PDF Optimization Tutorial - Reduce File Size by 70% with Python
Ever struggled with massive PDF files that are too large to email or slow to load on your website? You’re not alone. Large PDFs are a common headache for developers, especially when dealing with image-heavy documents or presentations converted to PDF format.
In this comprehensive tutorial, you’ll discover how to dramatically reduce PDF file sizes using GroupDocs.Viewer Cloud API’s powerful PdfOptimizationOptions. We’ll walk through practical examples that can shrink your PDFs by 50-70% while maintaining quality that’s perfect for your specific use case.
Why PDF Optimization Matters (And When You Really Need It)

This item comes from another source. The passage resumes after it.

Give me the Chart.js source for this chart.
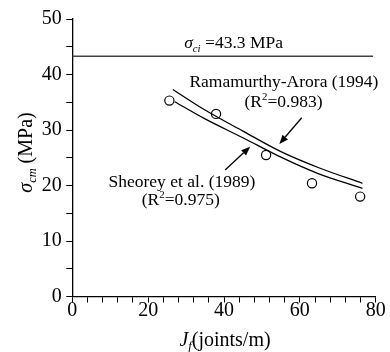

Before diving into the code, let’s talk about why PDF optimization is crucial in today’s web-first world. Large PDF files create several problems:
Performance Issues: A 10MB PDF that could be 2MB loads 5x slower, especially on mobile connections. Users often abandon slow-loading content within 3 seconds.
Storage Costs: Whether you’re storing files in cloud storage or CDNs, every megabyte adds up quickly when you’re dealing with hundreds or thousands of documents.
Email Limitations: Most email providers have attachment limits (typically 25MB), and even smaller files can get caught in spam filters.
SEO Impact: Page speed is a ranking factor, and slow-loading PDFs embedded in your pages can hurt your search rankings.
Learning Objectives
In this tutorial, you’ll master:
- How to use PdfOptimizationOptions to reduce PDF file size by 50-70%
- Techniques for optimizing PDFs for web viewing (linearization for progressive loading)
- Methods for controlling image quality and resolution without sacrificing readability
- Best practices for font subsetting and content removal
- Real-world optimization strategies for different document types
Prerequisites
Before starting this tutorial:
- Complete the ViewOptions Tutorial
- Have your GroupDocs.Viewer Cloud API credentials ready
- Prepare larger documents with images/graphics for testing (the bigger, the better for seeing dramatic results)
Understanding PdfOptimizationOptions - Your Swiss Army Knife
PdfOptimizationOptions is like having a professional PDF optimizer built into your application. Instead of using expensive desktop software or online tools that compromise your document security, you get programmatic control over every aspect of PDF optimization.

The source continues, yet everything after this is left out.